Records
* BEGIN *

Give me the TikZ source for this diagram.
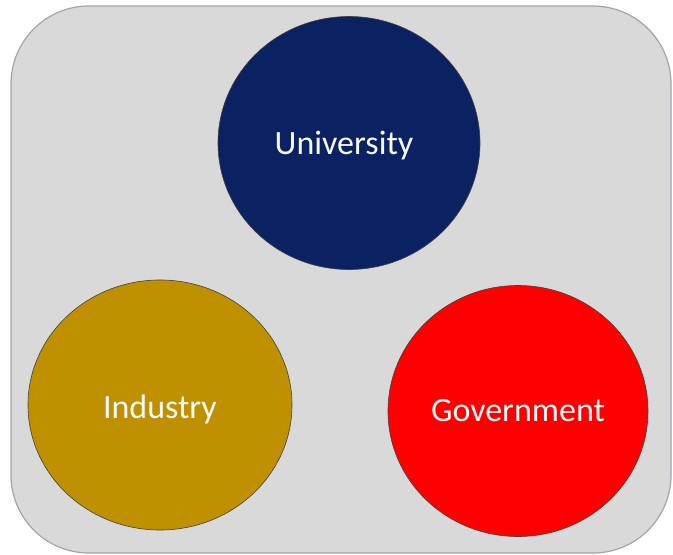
\documentclass[tikz,border=0pt]{standalone}
\usepackage{fontspec}
\setmainfont{Carlito}
\usetikzlibrary{shapes.geometric}
\definecolor{univblue}{RGB}{10,34,98}
\definecolor{indgold}{RGB}{191,144,0}
\definecolor{govred}{RGB}{255,0,0}
\definecolor{panelgray}{RGB}{217,217,217}
\definecolor{panelline}{RGB}{160,166,172}
\tikzset{sector/.style={ellipse, draw=black!75, line width=0.6pt, text=white!95!gray, inner sep=0pt, font=\fontsize{34}{38}\selectfont}}
\begin{document}
\begin{tikzpicture}[x=1pt,y=-1pt,line cap=round,line join=round]
\useasboundingbox (0,0) rectangle (673,555);

% panel
\draw[fill=panelgray, draw=panelline, line width=1.2pt, rounded corners=78pt] (11,6) rectangle (671,553);

% the three sectors
\node[sector, fill=univblue, minimum width=262pt, minimum height=253pt] (univ) at (349,143) {};
\node[sector, fill=indgold, minimum width=264pt, minimum height=250pt] (indus) at (160,405) {};
\node[sector, fill=govred, minimum width=260pt, minimum height=251pt] (govt) at (518,411) {};

% labels
\node[text=white!95!gray, font=\fontsize{34}{38}\selectfont] (univlbl) at (344,146) {University};
\node[text=white!95!gray, font=\fontsize{34}{38}\selectfont] (induslbl) at (160,409) {Industry};
\node[text=white!95!gray, font=\fontsize{34}{38}\selectfont] (govtlbl) at (518,411) {Government};

\end{tikzpicture}
\end{document}
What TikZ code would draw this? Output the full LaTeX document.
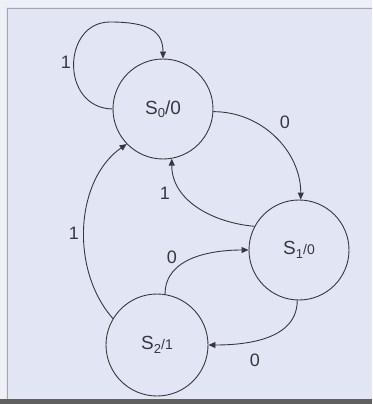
\documentclass[tikz,border=0pt]{standalone}
\usepackage{fontspec}
\setmainfont{Liberation Sans}
\usetikzlibrary{arrows.meta}
\definecolor{bg}{RGB}{226,230,244}
\definecolor{bgedge}{RGB}{238,240,248}
\definecolor{ink}{RGB}{55,55,65}
\tikzset{
  x=1pt, y=-1pt,
  state/.style={circle, draw=ink, line width=0.9pt, minimum size=100pt, inner sep=0pt, font=\fontsize{19}{19}\selectfont, text=ink},
  trans/.style={draw=ink, line width=0.9pt, -{Triangle[length=7pt,width=6pt]}},
  lbl/.style={font=\fontsize{18}{18}\selectfont, text=ink, inner sep=0pt}
}
\newcommand{\sub}[1]{\raisebox{-0.35ex}{\fontsize{13}{13}\selectfont #1}}
\newcommand{\sml}[1]{{\fontsize{14}{14}\selectfont #1}}
\begin{document}
\begin{tikzpicture}
\useasboundingbox (0,0) rectangle (372,404);
\fill[bg] (0,0) rectangle (372,404);
\fill[bgedge] (0,0) rectangle (372,7);
\fill[bgedge] (0,0) rectangle (6,404);
\draw[gray!70, line width=0.8pt] (7,404) -- (7,8) -- (372,8);
\fill[gray!75!black] (0,399) rectangle (372,404);

\node[state] (S0) at (163,109) {S\sub{0}/0};
\node[state] (S1) at (299,250) {S\sub{1}\sml{/0}};
\node[state, minimum size=102pt] (S2) at (157,345) {S\sub{2}\sml{/1}};

% self loop on S0
\draw[trans] (S0.west) .. controls (60,108) and (62,22) .. (110,22)
   .. controls (150,22) and (163,32) .. (S0.north);
\node[lbl] (l1) at (66,62) {1};

% S0 -> S1
\draw[trans] (S0.-3) to[out=0,in=90] (S1.88);
\node[lbl] (l2) at (285,122) {0};

% S1 -> S0
\draw[trans] (S1.152) to[out=175,in=-90] (S0.-80);
\node[lbl] (l3) at (165,193) {1};

% S2 -> S0
\draw[trans] (S2.149) .. controls (70,270) and (75,180) .. (S0.-136);
\node[lbl] (l4) at (74,233) {1};

% S2 -> S1
\draw[trans] (S2.81) to[out=90,in=180] (S1.west);
\node[lbl] (l5) at (172,257) {0};

% S1 -> S2
\draw[trans] (S1.-92) to[out=-90,in=0] (S2.east);
\node[lbl] (l6) at (255,360) {0};
\end{tikzpicture}
\end{document}
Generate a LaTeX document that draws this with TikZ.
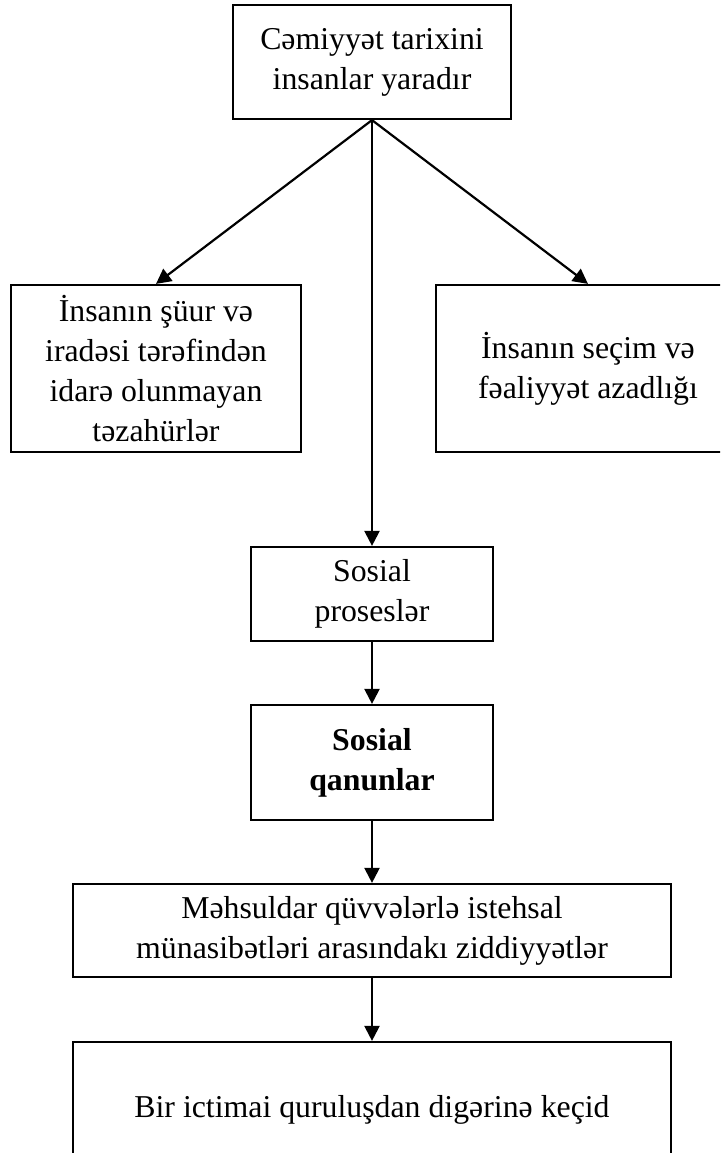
\documentclass[tikz,border=0pt]{standalone}
\usepackage{fontspec}
\setmainfont{Liberation Serif}
\usetikzlibrary{arrows.meta,positioning}

\begin{document}
\begin{tikzpicture}[x=0.5pt,y=-0.5pt,
	box/.style={draw, line width=1.1pt, rectangle, inner sep=0pt, align=center,
		font=\fontsize{15.9}{20}\selectfont},
	arr/.style={line width=1.1pt, -{Triangle[length=7.5pt,width=7.5pt]}}]
			\useasboundingbox (0,0) rectangle (720,1153);
			\clip (0,0) rectangle (720,1153);

			\node[box, minimum width=139pt, minimum height=57pt] (top) at (372,62) {Cəmiyyət tarixini\\insanlar yaradır};
			\node[box, minimum width=145pt, minimum height=83.5pt] (left) at (156,368.5) {İnsanın şüur və\\iradəsi tərəfindən\\idarə olunmayan\\təzahürlər};
			\node[box, minimum width=152pt, minimum height=83.5pt] (right) at (588,368.5) {İnsanın seçim və\\fəaliyyət azadlığı};
			\node[box, minimum width=121pt, minimum height=47pt] (proses) at (372,594) {Sosial\\proseslər};
			\node[box, minimum width=121pt, minimum height=57.5pt, font=\fontsize{15.9}{20}\selectfont\bfseries] (qanun) at (372,762.5) {Sosial\\qanunlar};
			\node[box, minimum width=299pt, minimum height=46.5pt] (ziddiyyet) at (372,930.5) {Məhsuldar qüvvələrlə istehsal\\münasibətləri arasındakı ziddiyyətlər};
			\node[box, minimum width=299pt, minimum height=68pt] (kecid) at (372,1110) {Bir ictimai quruluşdan digərinə keçid};

			\draw[arr] (top.south) -- (left.north);
			\draw[arr] (top.south) -- (right.north);
			\draw[arr] (top.south) -- (proses.north);
			\draw[arr] (proses) -- (qanun);
			\draw[arr] (qanun) -- (ziddiyyet);
			\draw[arr] (ziddiyyet) -- (kecid);
		\end{tikzpicture}
\end{document}
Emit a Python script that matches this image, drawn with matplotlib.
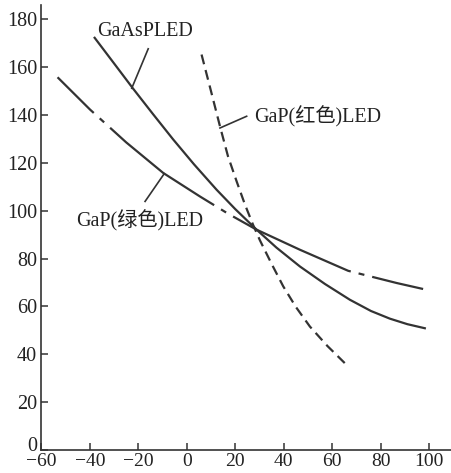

* END *

Omit the pictures, then repeat exactly each line from the beginning of the listing through the line with "minimum width=260pt, minimum".

Give me the TikZ source for this diagram.
\documentclass[tikz,border=0pt]{standalone}
\usepackage{fontspec}
\setmainfont{Carlito}
\usetikzlibrary{shapes.geometric}
\definecolor{univblue}{RGB}{10,34,98}
\definecolor{indgold}{RGB}{191,144,0}
\definecolor{govred}{RGB}{255,0,0}
\definecolor{panelgray}{RGB}{217,217,217}
\definecolor{panelline}{RGB}{160,166,172}
\tikzset{sector/.style={ellipse, draw=black!75, line width=0.6pt, text=white!95!gray, inner sep=0pt, font=\fontsize{34}{38}\selectfont}}
\begin{document}
\begin{tikzpicture}[x=1pt,y=-1pt,line cap=round,line join=round]
\useasboundingbox (0,0) rectangle (673,555);

% panel
\draw[fill=panelgray, draw=panelline, line width=1.2pt, rounded corners=78pt] (11,6) rectangle (671,553);

% the three sectors
\node[sector, fill=univblue, minimum width=262pt, minimum height=253pt] (univ) at (349,143) {};
\node[sector, fill=indgold, minimum width=264pt, minimum height=250pt] (indus) at (160,405) {};
\node[sector, fill=govred, minimum width=260pt, minimum height=251pt] (govt) at (518,411) {};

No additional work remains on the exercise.